**Raw data:**
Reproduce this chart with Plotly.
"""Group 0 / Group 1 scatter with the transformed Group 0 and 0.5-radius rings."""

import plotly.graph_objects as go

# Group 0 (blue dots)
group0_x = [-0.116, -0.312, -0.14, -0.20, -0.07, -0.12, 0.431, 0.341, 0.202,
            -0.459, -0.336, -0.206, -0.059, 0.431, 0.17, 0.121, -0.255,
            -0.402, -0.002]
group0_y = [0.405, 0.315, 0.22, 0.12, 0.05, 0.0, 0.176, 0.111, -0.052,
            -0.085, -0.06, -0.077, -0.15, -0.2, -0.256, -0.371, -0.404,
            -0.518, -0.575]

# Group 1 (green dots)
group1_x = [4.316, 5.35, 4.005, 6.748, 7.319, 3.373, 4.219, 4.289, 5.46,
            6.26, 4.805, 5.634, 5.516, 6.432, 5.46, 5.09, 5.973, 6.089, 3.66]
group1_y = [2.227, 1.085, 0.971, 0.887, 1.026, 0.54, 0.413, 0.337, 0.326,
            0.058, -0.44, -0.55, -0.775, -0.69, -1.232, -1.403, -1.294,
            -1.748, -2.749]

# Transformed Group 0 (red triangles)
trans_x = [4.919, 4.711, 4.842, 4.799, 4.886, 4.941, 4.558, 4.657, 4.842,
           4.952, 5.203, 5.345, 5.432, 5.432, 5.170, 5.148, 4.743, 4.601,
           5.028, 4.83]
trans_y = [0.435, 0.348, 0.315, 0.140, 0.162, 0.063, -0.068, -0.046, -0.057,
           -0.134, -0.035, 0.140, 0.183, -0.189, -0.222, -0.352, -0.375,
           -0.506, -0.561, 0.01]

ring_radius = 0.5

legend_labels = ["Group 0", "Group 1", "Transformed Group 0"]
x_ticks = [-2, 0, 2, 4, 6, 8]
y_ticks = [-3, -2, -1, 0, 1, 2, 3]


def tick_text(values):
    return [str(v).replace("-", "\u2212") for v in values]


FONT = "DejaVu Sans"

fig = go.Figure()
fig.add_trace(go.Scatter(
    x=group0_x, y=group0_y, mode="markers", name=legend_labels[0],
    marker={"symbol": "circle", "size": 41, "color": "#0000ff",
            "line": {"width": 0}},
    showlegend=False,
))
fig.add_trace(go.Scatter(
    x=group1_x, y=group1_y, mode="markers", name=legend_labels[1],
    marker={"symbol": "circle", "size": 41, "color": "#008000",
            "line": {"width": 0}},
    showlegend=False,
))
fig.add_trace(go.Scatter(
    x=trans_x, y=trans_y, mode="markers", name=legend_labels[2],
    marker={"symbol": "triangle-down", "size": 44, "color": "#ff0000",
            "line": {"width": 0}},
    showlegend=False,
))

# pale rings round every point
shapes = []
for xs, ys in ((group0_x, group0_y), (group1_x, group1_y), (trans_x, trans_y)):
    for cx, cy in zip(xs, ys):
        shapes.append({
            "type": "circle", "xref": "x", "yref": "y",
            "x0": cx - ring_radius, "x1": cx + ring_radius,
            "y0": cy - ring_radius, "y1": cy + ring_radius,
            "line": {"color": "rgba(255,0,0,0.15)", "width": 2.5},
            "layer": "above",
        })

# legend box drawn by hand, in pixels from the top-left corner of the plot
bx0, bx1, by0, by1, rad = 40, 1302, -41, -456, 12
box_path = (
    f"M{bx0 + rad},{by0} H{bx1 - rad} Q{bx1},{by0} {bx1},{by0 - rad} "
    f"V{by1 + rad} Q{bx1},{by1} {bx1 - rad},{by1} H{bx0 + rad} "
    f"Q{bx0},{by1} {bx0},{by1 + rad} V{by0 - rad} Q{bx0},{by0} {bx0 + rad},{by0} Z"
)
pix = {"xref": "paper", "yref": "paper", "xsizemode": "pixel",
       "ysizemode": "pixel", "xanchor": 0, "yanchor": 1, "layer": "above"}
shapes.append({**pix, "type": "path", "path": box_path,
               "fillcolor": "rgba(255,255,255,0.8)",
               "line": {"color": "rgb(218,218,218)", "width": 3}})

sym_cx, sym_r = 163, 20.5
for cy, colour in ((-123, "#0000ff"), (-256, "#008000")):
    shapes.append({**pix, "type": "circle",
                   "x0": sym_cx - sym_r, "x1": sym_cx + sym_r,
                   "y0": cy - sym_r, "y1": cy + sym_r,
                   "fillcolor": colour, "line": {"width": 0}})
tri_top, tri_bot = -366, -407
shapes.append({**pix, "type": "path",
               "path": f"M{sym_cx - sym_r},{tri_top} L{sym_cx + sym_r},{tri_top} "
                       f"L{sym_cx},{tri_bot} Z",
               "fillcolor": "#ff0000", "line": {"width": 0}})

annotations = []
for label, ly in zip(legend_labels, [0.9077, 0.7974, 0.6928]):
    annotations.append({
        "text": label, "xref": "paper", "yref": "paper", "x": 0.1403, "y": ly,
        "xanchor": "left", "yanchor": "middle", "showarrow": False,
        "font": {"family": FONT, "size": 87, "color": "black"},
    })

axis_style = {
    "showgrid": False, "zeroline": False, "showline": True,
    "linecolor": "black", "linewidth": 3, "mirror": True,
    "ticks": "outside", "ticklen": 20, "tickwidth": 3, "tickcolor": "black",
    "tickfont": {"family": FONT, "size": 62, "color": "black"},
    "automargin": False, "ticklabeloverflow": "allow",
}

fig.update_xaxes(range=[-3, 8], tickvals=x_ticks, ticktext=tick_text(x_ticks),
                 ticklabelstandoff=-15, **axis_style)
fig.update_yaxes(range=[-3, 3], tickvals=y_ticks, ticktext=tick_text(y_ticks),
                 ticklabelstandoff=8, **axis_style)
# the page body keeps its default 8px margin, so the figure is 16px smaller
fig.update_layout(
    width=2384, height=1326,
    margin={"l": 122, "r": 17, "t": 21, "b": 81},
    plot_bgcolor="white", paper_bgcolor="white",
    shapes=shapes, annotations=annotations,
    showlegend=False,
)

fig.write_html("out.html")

**Aim:** Extract each line of the material exactly as it stands.

**The completed task:**
Reproduce this chart with Plotly.
"""Group 0 / Group 1 scatter with the transformed Group 0 and 0.5-radius rings."""

import plotly.graph_objects as go

# Group 0 (blue dots)
group0_x = [-0.116, -0.312, -0.14, -0.20, -0.07, -0.12, 0.431, 0.341, 0.202,
            -0.459, -0.336, -0.206, -0.059, 0.431, 0.17, 0.121, -0.255,
            -0.402, -0.002]
group0_y = [0.405, 0.315, 0.22, 0.12, 0.05, 0.0, 0.176, 0.111, -0.052,
            -0.085, -0.06, -0.077, -0.15, -0.2, -0.256, -0.371, -0.404,
            -0.518, -0.575]

# Group 1 (green dots)
group1_x = [4.316, 5.35, 4.005, 6.748, 7.319, 3.373, 4.219, 4.289, 5.46,
            6.26, 4.805, 5.634, 5.516, 6.432, 5.46, 5.09, 5.973, 6.089, 3.66]
group1_y = [2.227, 1.085, 0.971, 0.887, 1.026, 0.54, 0.413, 0.337, 0.326,
            0.058, -0.44, -0.55, -0.775, -0.69, -1.232, -1.403, -1.294,
            -1.748, -2.749]

# Transformed Group 0 (red triangles)
trans_x = [4.919, 4.711, 4.842, 4.799, 4.886, 4.941, 4.558, 4.657, 4.842,
           4.952, 5.203, 5.345, 5.432, 5.432, 5.170, 5.148, 4.743, 4.601,
           5.028, 4.83]
trans_y = [0.435, 0.348, 0.315, 0.140, 0.162, 0.063, -0.068, -0.046, -0.057,
           -0.134, -0.035, 0.140, 0.183, -0.189, -0.222, -0.352, -0.375,
           -0.506, -0.561, 0.01]

ring_radius = 0.5

legend_labels = ["Group 0", "Group 1", "Transformed Group 0"]
x_ticks = [-2, 0, 2, 4, 6, 8]
y_ticks = [-3, -2, -1, 0, 1, 2, 3]


def tick_text(values):
    return [str(v).replace("-", "\u2212") for v in values]


FONT = "DejaVu Sans"

fig = go.Figure()
fig.add_trace(go.Scatter(
    x=group0_x, y=group0_y, mode="markers", name=legend_labels[0],
    marker={"symbol": "circle", "size": 41, "color": "#0000ff",
            "line": {"width": 0}},
    showlegend=False,
))
fig.add_trace(go.Scatter(
    x=group1_x, y=group1_y, mode="markers", name=legend_labels[1],
    marker={"symbol": "circle", "size": 41, "color": "#008000",
            "line": {"width": 0}},
    showlegend=False,
))
fig.add_trace(go.Scatter(
    x=trans_x, y=trans_y, mode="markers", name=legend_labels[2],
    marker={"symbol": "triangle-down", "size": 44, "color": "#ff0000",
            "line": {"width": 0}},
    showlegend=False,
))

# pale rings round every point
shapes = []
for xs, ys in ((group0_x, group0_y), (group1_x, group1_y), (trans_x, trans_y)):
    for cx, cy in zip(xs, ys):
        shapes.append({
            "type": "circle", "xref": "x", "yref": "y",
            "x0": cx - ring_radius, "x1": cx + ring_radius,
            "y0": cy - ring_radius, "y1": cy + ring_radius,
            "line": {"color": "rgba(255,0,0,0.15)", "width": 2.5},
            "layer": "above",
        })

# legend box drawn by hand, in pixels from the top-left corner of the plot
bx0, bx1, by0, by1, rad = 40, 1302, -41, -456, 12
box_path = (
    f"M{bx0 + rad},{by0} H{bx1 - rad} Q{bx1},{by0} {bx1},{by0 - rad} "
    f"V{by1 + rad} Q{bx1},{by1} {bx1 - rad},{by1} H{bx0 + rad} "
    f"Q{bx0},{by1} {bx0},{by1 + rad} V{by0 - rad} Q{bx0},{by0} {bx0 + rad},{by0} Z"
)
pix = {"xref": "paper", "yref": "paper", "xsizemode": "pixel",
       "ysizemode": "pixel", "xanchor": 0, "yanchor": 1, "layer": "above"}
shapes.append({**pix, "type": "path", "path": box_path,
               "fillcolor": "rgba(255,255,255,0.8)",
               "line": {"color": "rgb(218,218,218)", "width": 3}})

sym_cx, sym_r = 163, 20.5
for cy, colour in ((-123, "#0000ff"), (-256, "#008000")):
    shapes.append({**pix, "type": "circle",
                   "x0": sym_cx - sym_r, "x1": sym_cx + sym_r,
                   "y0": cy - sym_r, "y1": cy + sym_r,
                   "fillcolor": colour, "line": {"width": 0}})
tri_top, tri_bot = -366, -407
shapes.append({**pix, "type": "path",
               "path": f"M{sym_cx - sym_r},{tri_top} L{sym_cx + sym_r},{tri_top} "
                       f"L{sym_cx},{tri_bot} Z",
               "fillcolor": "#ff0000", "line": {"width": 0}})

annotations = []
for label, ly in zip(legend_labels, [0.9077, 0.7974, 0.6928]):
    annotations.append({
        "text": label, "xref": "paper", "yref": "paper", "x": 0.1403, "y": ly,
        "xanchor": "left", "yanchor": "middle", "showarrow": False,
        "font": {"family": FONT, "size": 87, "color": "black"},
    })

axis_style = {
    "showgrid": False, "zeroline": False, "showline": True,
    "linecolor": "black", "linewidth": 3, "mirror": True,
    "ticks": "outside", "ticklen": 20, "tickwidth": 3, "tickcolor": "black",
    "tickfont": {"family": FONT, "size": 62, "color": "black"},
    "automargin": False, "ticklabeloverflow": "allow",
}

fig.update_xaxes(range=[-3, 8], tickvals=x_ticks, ticktext=tick_text(x_ticks),
                 ticklabelstandoff=-15, **axis_style)
fig.update_yaxes(range=[-3, 3], tickvals=y_ticks, ticktext=tick_text(y_ticks),
                 ticklabelstandoff=8, **axis_style)
# the page body keeps its default 8px margin, so the figure is 16px smaller
fig.update_layout(
    width=2384, height=1326,
    margin={"l": 122, "r": 17, "t": 21, "b": 81},
    plot_bgcolor="white", paper_bgcolor="white",
    shapes=shapes, annotations=annotations,
    showlegend=False,
)

fig.write_html("out.html")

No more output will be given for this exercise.